Auschwitz directed his life's work, he admits in Landscapes of the Metropolis of Death. That he did not allow his experience to encroach on his formal study is explained but not fully interrogated in this profound and melancholy book of remembrance. Instead, he focuses on philosophical inquiries into the relationship between memory and forgetfulness - what a boy remembers of such traumatic events and how memory re-processes the trauma.

The memoir is made up of descriptions, reflections and dreams, emotionally restrained but so intense that they read like nuggets of interiority, or "landscapes of a private mythology". Some passages are impressionistic; others forensic in detail, and together they sum up the reality of being at such close and certain proximity to death.

Perhaps because of his separation between the "objective" pursuit of history and the "emotional" impact on the historian who lives through it, Kulka's reflections have an unsettling rawness, as if the Auschwitz of his childhood has lain undisturbed within him all these years, only to be disinterred now from the dark place where it has resided. "Few are aware of the existence within me of a dimension of silence," he says, suggesting that this silence required great effort, if not pain.

Stark photographs accompany his words; most are images of the remains of Auschwitz, wretched, eerie and empty – the burnt crematoria and a flat field where the family block once stood.

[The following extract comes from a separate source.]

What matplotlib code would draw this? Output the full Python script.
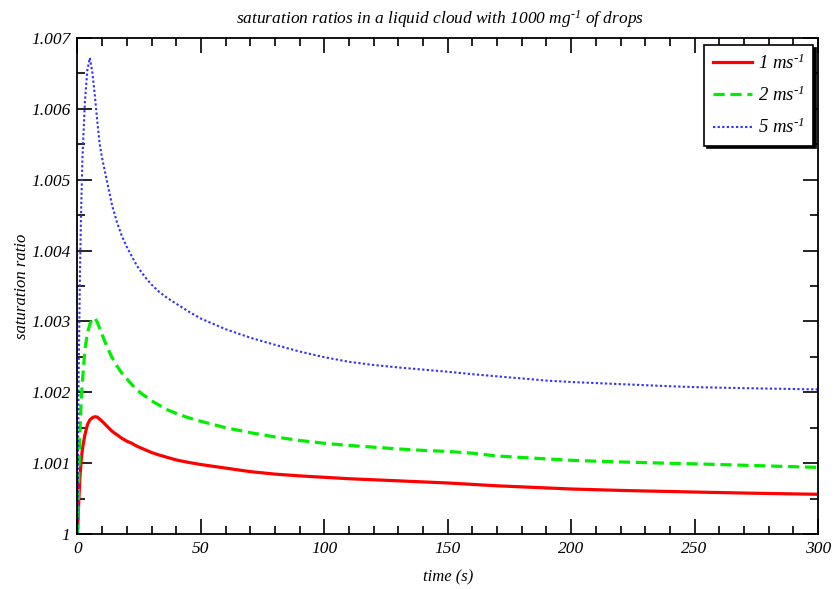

Some are portraits of key people – Dr Mengele; the SS guard who ordered Kulka back to the camp even as it was being liquidated; his mother, who died during its evacuation, and his latter-day self, standing mournfully at the edge of the photo on his visit decades later. Kulka's family went willingly to Auschwitz from the Theresienstadt ghetto in Czechoslovakia.

Once there, they learned the life-span of an inmate in their wing was precisely six months. This six-month law, the "immutable law of the Great Death", in systematic cycles of annihilation claimed the lives of his neighbours, his friends, his mother and new-born brother.

Death is in these pages a constant and close companion to the living. It is the dark stains left by blood in the snow during the evacuation of the camp. It is there in the ritualised violence of public beatings and the magnetic force that surrounds inmates: "That primal experience of looming horror and of being sucked into it... that is what persisted".

Yet even in Auschwitz, there are moment of protest, black humour and beauty: the subtle defiance of the Jewish singers who decide to perform Schiller's "Ode to Joy" from Beethoven's Ninth Symphony at a spot directly opposite the crematoria; the bright blue of the sky over the camp that Kulka's childhood mind snaps and files away like a photograph; the Russians who shout out their protest as they are publicly hanged.

This is a grave, poetic and horrifying account of the Holocaust which does not so much revisit the Auschwitz of the past, but the Auschwitz of Kulka's inner world. It is his own internalised city, with its own enduring horror.